Asia remains one of the most attractive regions in the world for international business. As its population and their buying power grow together, political, cultural and economic forces align to perpetually reveal new opportunities.
Despite the Chinese Economy’s recent slowdown, Asia as a whole still holds tremendous market potential. This is mainly because the economic fundamentals of the region remain solid: GDP per capital increases have been stronger in Asia than in other parts of the world, which means that purchasing power in Asia is still on the rise. Plus, the surrounding social, cultural, political, and legal context in Asia has improved substantially.
In the case of China, it would be more accurate to say that its economy is now settling into something we might call the ‘New Normal’: while the days of double-digit growth might be over, they will surely expect 6-7% growth for the foreseeable future.
Relatively strong growth rates of around 4.7% are also expected for the six most advanced ASEAN economies – Indonesia, Thailand, Malaysia, Philippines, Singapore and Vietnam – while newer members like Myanmar or Laos will likely reach even higher rates closer to 7-8%. Other, more established Asian economies – namely those of South Korea, Japan and Taiwan – will see growth rates closer to what we’re seeing in the rest of the developed world: in 2015, that’s around 1%-3%. All in all, Asia is still one of the most attractive regions in the world for international business. The population and their buying power are growing together at unprecedented rates, and Western businesses are rushing over in droves to profit from the opportunity.
However, tapping into the Asia’s enormous market potential is not as “easy” as it used to be. A decade or two ago, local products and services would have had a tough time competing with Western equivalents. Today, this is no longer the case. Product scandals like the one in which Volkswagen currently finds itself will have a profound and long lasting impact on the perceived superiority of Western products. Western brands are once again in a position of having to prove the quality of their products in the mind of the Asian consumer who now has at his or her disposal a vast array of local alternatives.
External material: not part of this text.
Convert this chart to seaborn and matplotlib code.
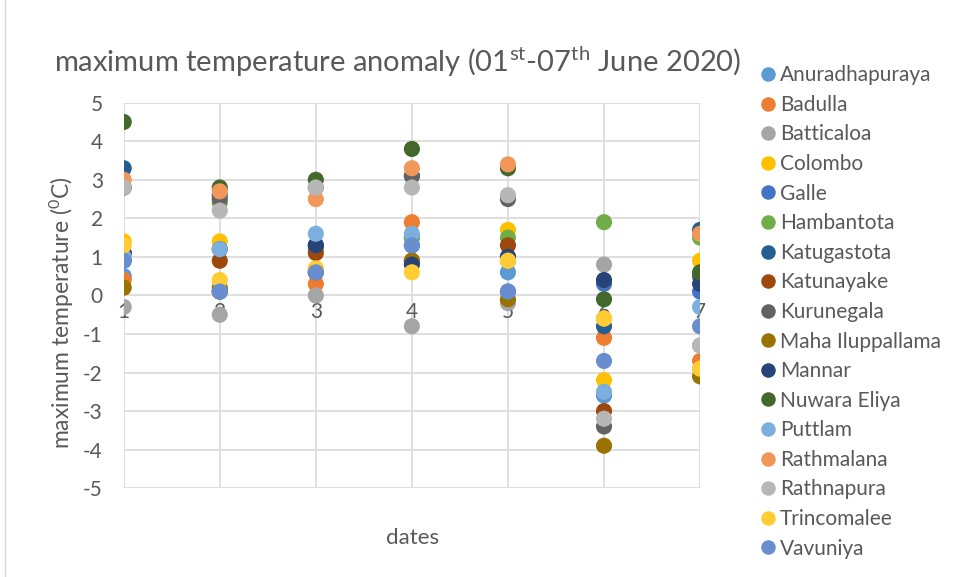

Even from a socio-cultural perspective, many predict that it will not be long before a home-grown brand conquers the world. The K-pop star Psy and his “Gagnam Style” proved that consumers in the West can embrace a song and learn the lyrics without even knowing what they mean. So it’s safe to say that K-pop, J-pop and Mando-pop, together with Bollywood, which already have hundreds of millions of followers in all parts of Asia, will eventually make their way to the West.
The entertainment, sports, arts, and fashion industries foster trends that link many Asian consumers, even if there is no economic union between their countries. In other words, some kind of consumer-based common market has already begun to emerge. This too will make it increasingly difficult for Western companies to conquer the Asian market. But as they say in Asia, with great risk comes great opportunity!
The globalized, digital economy brings brands and consumers together from around the world. Social media lets them share their thoughts on products or services. The web lets brands launch new products globally, and give consumers from multiple countries access in real time. This new reality represents a huge opportunity.
The risk, however, is that Western companies will fail to recognize that Asia gives as much as it receives in terms of innovation and entrepreneurship. Asian firms are producing innovative, high-quality products, not only for their own local markets, but that will be able to compete with Western products, abroad and at home.
Asia is currently in a unique, political situation that is favorable to business and market openness. Several strong, business-friendly leaders have emerged in recent years – President Xi in China, President Jokowi in Indonesia and Prime Minister Modi in India – relatively young leaders who’ll be around for a long while. They believe in the economic transformation of their countries and feel that foreign firms have their role to play in that transformation.
Political stability in Asia is a rare commodity, so companies appreciate very much that they can take bigger risks over a longer period. Of course, the situation in Japan, South Korea and Taiwan is rather chaotic, but this is nothing new, so companies know how to navigate in these waters. And even if the situation in the South China Sea were to get particularly heated, it shouldn’t have much impact on the political climate.
Countries like Vietnam and Laos, which used to shun from market economy, now welcome market economy principles. This is a process which began 20 years ago in China, in Vietnam 10 years ago. And in the coming years, Myanmar – a country closed to the outside world for decades – may follow suit.